> [TASK]
Only the lines from the start of the data through the line with "1200000, step: 200000" belong in the copy. Restate them word for word, minus the pictures.

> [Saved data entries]
+--
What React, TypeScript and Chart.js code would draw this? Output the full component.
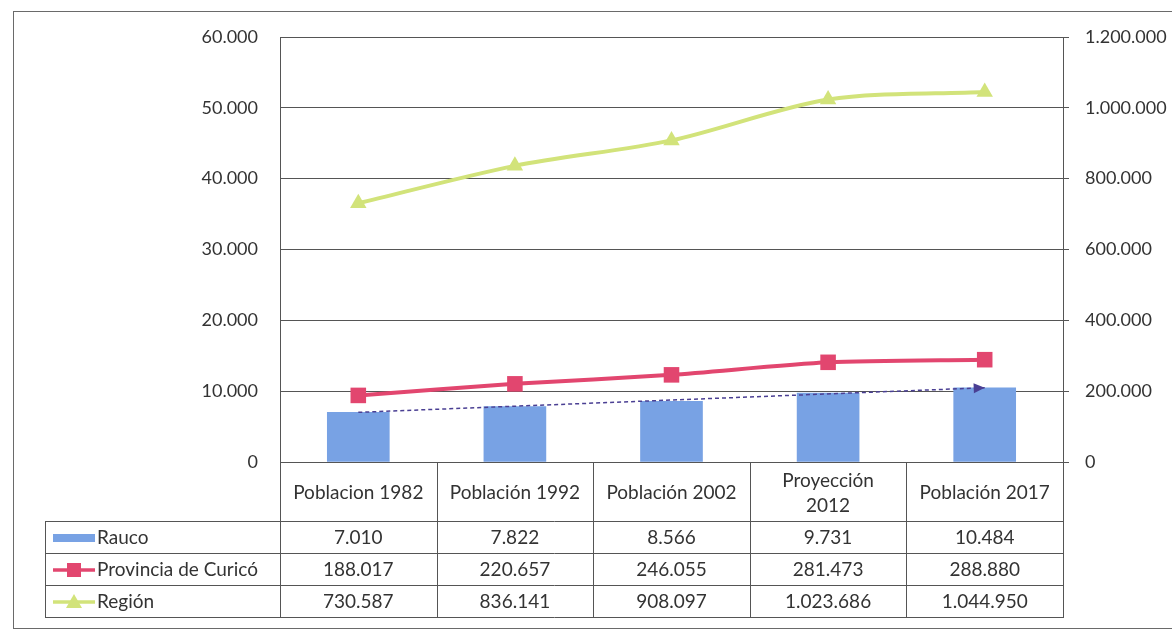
import React, { useEffect, useRef } from 'react';
import { Chart, registerables } from 'chart.js';

Chart.register(...registerables);

const categories: (string | string[])[] = ['Poblacion 1982', 'Población 1992', 'Población 2002', ['Proyección', '2012'], 'Población 2017'];
const seriesNames = ['Rauco', 'Provincia de Curicó', 'Región'];
const raucoValues = [7010, 7822, 8566, 9731, 10484];
const curicoValues = [188017, 220657, 246055, 281473, 288880];
const regionValues = [730587, 836141, 908097, 1023686, 1044950];
const trendValues: (number | null)[] = [7010, null, null, null, 10484];
const leftAxis = { min: 0, max: 60000, step: 10000 };
const rightAxis = { min: 0, max: 1200000, step: 200000 };

const BAR_COLOR = '#78a2e4';
const CURICO_COLOR = '#e2466f';
const REGION_COLOR = '#d2e37a';
const TREND_COLOR = '#4a3f93';
const LINE_COLOR = '#555555';
const TEXT_COLOR = '#333333';
const FONT = 'Lato, "Open Sans", sans-serif';

const fmt = (v: number) => String(Math.round(v)).replace(/\B(?=(\d{3})+(?!\d))/g, '.');

const bgPlugin = {
  id: 'bg',
  beforeDraw(chart: any) {
    const ctx = chart.ctx;
    ctx.save();
    ctx.fillStyle = '#ffffff';
    ctx.fillRect(0, 0, chart.width, chart.height);
    ctx.strokeStyle = '#6a6a6a';
    ctx.lineWidth = 1;
    ctx.strokeRect(13.5, 11.5, chart.width + 10, 617);
    ctx.restore();
  },
};

const arrowPlugin = {
  id: 'trendArrow',
  afterDatasetsDraw(chart: any) {
    const meta = chart.getDatasetMeta(1);
    if (!meta || !meta.data) return;
    const pts = meta.data.filter((p: any, i: number) => trendValues[i] !== null);
    if (pts.length < 2) return;
    const a = pts[pts.length - 2];
    const b = pts[pts.length - 1];
    const ang = Math.atan2(b.y - a.y, b.x - a.x);
    const ctx = chart.ctx;
    const len = 11;
    const w = 5;
    ctx.save();
    ctx.fillStyle = TREND_COLOR;
    ctx.beginPath();
    ctx.moveTo(b.x, b.y);
    ctx.lineTo(b.x - len * Math.cos(ang) + w * Math.sin(ang), b.y - len * Math.sin(ang) - w * Math.cos(ang));
    ctx.lineTo(b.x - len * Math.cos(ang) - w * Math.sin(ang), b.y - len * Math.sin(ang) + w * Math.cos(ang));
    ctx.closePath();
    ctx.fill();
    ctx.restore();
  },
};

const tablePlugin = {
  id: 'dataTable',
  afterDraw(chart: any) {
    const ctx = chart.ctx;
    const ca = chart.chartArea;
    const xs = chart.scales.x;
    const n = categories.length;
    const cw = (ca.right - ca.left) / n;
    const top = Math.round(ca.bottom);
    const headerBottom = top + 59;
    const rowH = 32;
    const rows = [raucoValues, curicoValues, regionValues];
    const tableBottom = headerBottom + rowH * rows.length;
    const tableLeft = 45;
    const R = Math.round(ca.right);

    ctx.save();
    ctx.strokeStyle = LINE_COLOR;
    ctx.lineWidth = 1;
    ctx.beginPath();
    for (let i = 0; i <= n; i++) {
      const x = Math.round(ca.left + i * cw) + 0.5;
      ctx.moveTo(x, top);
      ctx.lineTo(x, tableBottom);
    }
    ctx.moveTo(tableLeft + 0.5, headerBottom);
    ctx.lineTo(tableLeft + 0.5, tableBottom);
    for (let r = 0; r <= rows.length; r++) {
      const y = headerBottom + r * rowH + 0.5;
      ctx.moveTo(tableLeft, y);
      ctx.lineTo(R + 1, y);
    }
    ctx.stroke();

    ctx.fillStyle = TEXT_COLOR;
    ctx.font = `19px ${FONT}`;
    ctx.textAlign = 'center';
    ctx.textBaseline = 'middle';
    for (let i = 0; i < n; i++) {
      const cx = xs.getPixelForValue(i);
      const lab = categories[i];
      const midY = (top + headerBottom) / 2 + 1;
      if (Array.isArray(lab)) {
        ctx.fillText(lab[0], cx, midY - 12);
        ctx.fillText(lab[1], cx, midY + 13);
      } else {
        ctx.fillText(lab, cx, midY);
      }
    }
    rows.forEach((vals, r) => {
      const cy = headerBottom + r * rowH + rowH / 2 + 1;
      vals.forEach((v, i) => {
        ctx.fillText(fmt(v), xs.getPixelForValue(i), cy);
      });
    });
    ctx.textAlign = 'left';
    const symL = 53;
    const symR = 95;
    rows.forEach((_, r) => {
      const cy = headerBottom + r * rowH + rowH / 2 + 1;
      ctx.fillStyle = TEXT_COLOR;
      ctx.fillText(seriesNames[r], 97, cy);
      if (r === 0) {
        ctx.fillStyle = BAR_COLOR;
        ctx.fillRect(symL, cy - 4, symR - symL, 8);
      } else {
        const col = r === 1 ? CURICO_COLOR : REGION_COLOR;
        ctx.strokeStyle = col;
        ctx.lineWidth = 3.5;
        ctx.beginPath();
        ctx.moveTo(symL, cy);
        ctx.lineTo(symR, cy);
        ctx.stroke();
        ctx.fillStyle = col;
        const mx = (symL + symR) / 2;
        if (r === 1) {
          ctx.fillRect(mx - 7, cy - 7, 14, 14);
        } else {
          ctx.beginPath();
          ctx.moveTo(mx, cy - 8);
          ctx.lineTo(mx + 8, cy + 6);
          ctx.lineTo(mx - 8, cy + 6);
          ctx.closePath();
          ctx.fill();
        }
      }
    });
    ctx.restore();
  },
};

export default function App() {
  const ref = useRef<HTMLCanvasElement | null>(null);

  useEffect(() => {
    if (!ref.current) return;
    const chart = new Chart(ref.current, {
      type: 'bar',
      data: {
        labels: categories as any,
        datasets: [
          {
            type: 'bar',
            label: seriesNames[0],
            data: raucoValues,
            backgroundColor: BAR_COLOR,
            barThickness: 62,
            yAxisID: 'y',
            order: 4,
          },
          {
            type: 'line',
            label: 'Tendencia',
            data: trendValues as any,
            borderColor: TREND_COLOR,
            borderWidth: 1.5,
            borderDash: [4, 3],
            pointRadius: 0,
            spanGaps: true,
            yAxisID: 'y',
            order: 3,
          },
          {
            type: 'line',
            label: seriesNames[1],
            data: curicoValues,
            borderColor: CURICO_COLOR,
            backgroundColor: CURICO_COLOR,
            borderWidth: 4,
            pointStyle: 'rect',
            pointRadius: 11,
            pointBorderWidth: 0,
            tension: 0.25,
            yAxisID: 'y1',
            order: 2,
          },
          {
            type: 'line',
            label: seriesNames[2],
            data: regionValues,
            borderColor: REGION_COLOR,
            backgroundColor: REGION_COLOR,
            borderWidth: 4,
            pointStyle: 'triangle',
            pointRadius: 9.5,
            pointBorderWidth: 0,
            tension: 0.3,
            yAxisID: 'y1',
            order: 1,
          },
        ],
      },
      options: {
        animation: false,
        responsive: true,
        maintainAspectRatio: false,
        devicePixelRatio: 1,
        layout: { padding: { left: 12, right: 0, top: 37, bottom: 171 } },
        plugins: { legend: { display: false }, tooltip: { enabled: false } },
        scales: {
          x: { display: false, offset: true },
          y: {
            position: 'left',
            min: leftAxis.min,
            max: leftAxis.max,
            afterFit: (s: any) => { s.width = 268; },
            ticks: {
              stepSize: leftAxis.step,
              padding: 22,
              color: TEXT_COLOR,
              font: { family: FONT, size: 18 },
              callback: (v: any) => fmt(Number(v)),
            },
            grid: { color: LINE_COLOR, lineWidth: 1, drawTicks: false },
            border: { display: true, color: LINE_COLOR, width: 1 },
          },
          y1: {
            position: 'right',
            min: rightAxis.min,
            max: rightAxis.max,
            afterFit: (s: any) => { s.width = 109; },
            ticks: {
              stepSize: rightAxis.step,
              padding: 16,
              color: TEXT_COLOR,
              font: { family: FONT, size: 18 },
              callback: (v: any) => fmt(Number(v)),
            },
            grid: { drawOnChartArea: false, drawTicks: true, tickLength: 6, color: LINE_COLOR },
            border: { display: true, color: LINE_COLOR, width: 1 },
          },
        },
      },
      plugins: [bgPlugin, arrowPlugin, tablePlugin],
    } as any);
    return () => chart.destroy();
  }, []);

  return (
    <div style={{ position: 'fixed', left: 0, top: 0, width: 1172, height: 633, background: '#fff' }}>
      <canvas ref={ref} />
    </div>
  );
}
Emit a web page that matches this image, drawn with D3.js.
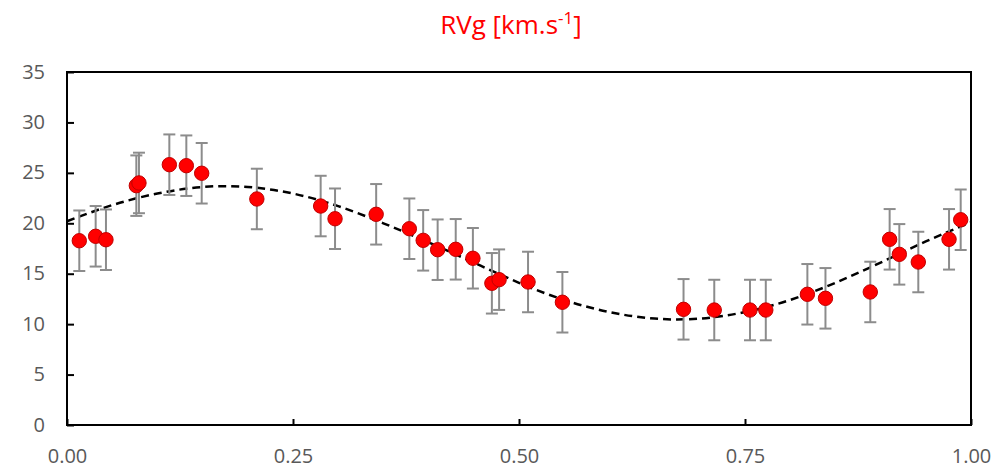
<!DOCTYPE html>
<html><head><meta charset="utf-8">
<script src="https://cdn.jsdelivr.net/npm/d3@7"></script>
<style>body{margin:0;background:#fff;}svg{display:block;}</style>
</head><body>
<svg id="c" width="994" height="469"></svg>
<script>
const phase = [0.0136,0.0317,0.0431,0.0767,0.0796,0.1132,0.132,0.149,0.210,0.2806,0.2965,0.342,0.3787,0.394,0.410,0.430,0.449,0.470,0.478,0.510,0.548,0.682,0.716,0.7555,0.773,0.819,0.839,0.8886,0.910,0.9207,0.9417,0.9757,0.9886];
const rv = [18.27,18.71,18.37,23.73,24.0,25.81,25.71,24.96,22.41,21.71,20.45,20.89,19.46,18.31,17.38,17.42,16.53,14.05,14.41,14.18,12.17,11.47,11.40,11.40,11.40,12.96,12.56,13.19,18.41,16.92,16.16,18.41,20.35];
const rvErr = [3,3,3,3,3,3,3,3,3,3,3,3,3,3,3,3,3,3,3,3,3,3,3,3,3,3,3,3,3,3,3,3,3];
const fitPhase = [0,0.05,0.10,0.15,0.20,0.25,0.30,0.35,0.40,0.45,0.50,0.55,0.60,0.65,0.70,0.75,0.80,0.85,0.90,0.95,1.00];
const fitRV = [20.2,21.8,22.95,23.6,23.6,22.95,21.7,20.0,18.1,16.1,14.1,12.4,11.2,10.55,10.55,11.2,12.4,14.1,16.1,18.2,20.1];
const xTicks = [0,0.25,0.5,0.75,1];
const yTicks = [0,5,10,15,20,25,30,35];

const svg = d3.select("#c");
const L=67, R=971, T=72, B=425;
const x = d3.scaleLinear().domain([0,1]).range([L,R]);
const y = d3.scaleLinear().domain([0,35]).range([B,T]);

// title
const title = svg.append("text").attr("x",511).attr("y",34).attr("text-anchor","middle")
  .attr("fill","#ff0000").style("font-family","'Open Sans'").style("font-size","26px");
title.append("tspan").text("RVg [km.s");
title.append("tspan").attr("dy",-10).style("font-size","17px").text("-1");
title.append("tspan").attr("dy",10).text("]");

// axes
const fmtX = d3.format(".2f");
const gx = svg.append("g").attr("transform",`translate(0,${B})`)
  .call(d3.axisBottom(x).tickValues(xTicks).tickFormat(fmtX).tickSizeInner(-6).tickSizeOuter(0).tickPadding(24));
const gy = svg.append("g").attr("transform",`translate(${L},0)`)
  .call(d3.axisLeft(y).tickValues(yTicks).tickSizeInner(-7).tickSizeOuter(0).tickPadding(22));
[gx,gy].forEach(g=>{
  g.select(".domain").remove();
  g.selectAll(".tick line").attr("stroke","#000").attr("stroke-width",2);
  g.selectAll(".tick text").attr("fill","#595959").style("font-family","'Open Sans'").style("font-size","20px");
});
gy.selectAll(".tick text").attr("dy","0.3em");
gx.selectAll(".tick text").attr("dy","0.71em");

// frame
svg.append("rect").attr("x",L).attr("y",T).attr("width",R-L).attr("height",B-T)
  .attr("fill","none").attr("stroke","#000").attr("stroke-width",2);

// fit curve
const line = d3.line().x((d,i)=>x(fitPhase[i])).y(d=>y(d)).curve(d3.curveNatural);
svg.append("path").attr("d",line(fitRV)).attr("fill","none").attr("stroke","#000")
  .attr("stroke-width",2.5).attr("stroke-dasharray","8,5");

// error bars
const data = phase.map((p,i)=>({p, v:rv[i], e:rvErr[i]}));
const eb = svg.append("g").attr("stroke","#8c8c8c").attr("stroke-width",2);
data.forEach(d=>{
  eb.append("line").attr("x1",x(d.p)).attr("x2",x(d.p)).attr("y1",y(d.v-d.e)).attr("y2",y(d.v+d.e));
  eb.append("line").attr("x1",x(d.p)-6).attr("x2",x(d.p)+6).attr("y1",y(d.v-d.e)).attr("y2",y(d.v-d.e));
  eb.append("line").attr("x1",x(d.p)-6).attr("x2",x(d.p)+6).attr("y1",y(d.v+d.e)).attr("y2",y(d.v+d.e));
});

// markers
svg.append("g").selectAll("circle").data(data).join("circle")
  .attr("cx",d=>x(d.p)).attr("cy",d=>y(d.v)).attr("r",7.2)
  .attr("fill","#ff0000").attr("stroke","#c00000").attr("stroke-width",1);
</script>
</body></html>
+--
> [RESPONSE FOR THIS EXERCISE]
What React, TypeScript and Chart.js code would draw this? Output the full component.
import React, { useEffect, useRef } from 'react';
import { Chart, registerables } from 'chart.js';

Chart.register(...registerables);

const categories: (string | string[])[] = ['Poblacion 1982', 'Población 1992', 'Población 2002', ['Proyección', '2012'], 'Población 2017'];
const seriesNames = ['Rauco', 'Provincia de Curicó', 'Región'];
const raucoValues = [7010, 7822, 8566, 9731, 10484];
const curicoValues = [188017, 220657, 246055, 281473, 288880];
const regionValues = [730587, 836141, 908097, 1023686, 1044950];
const trendValues: (number | null)[] = [7010, null, null, null, 10484];
const leftAxis = { min: 0, max: 60000, step: 10000 };
const rightAxis = { min: 0, max: 1200000, step: 200000 };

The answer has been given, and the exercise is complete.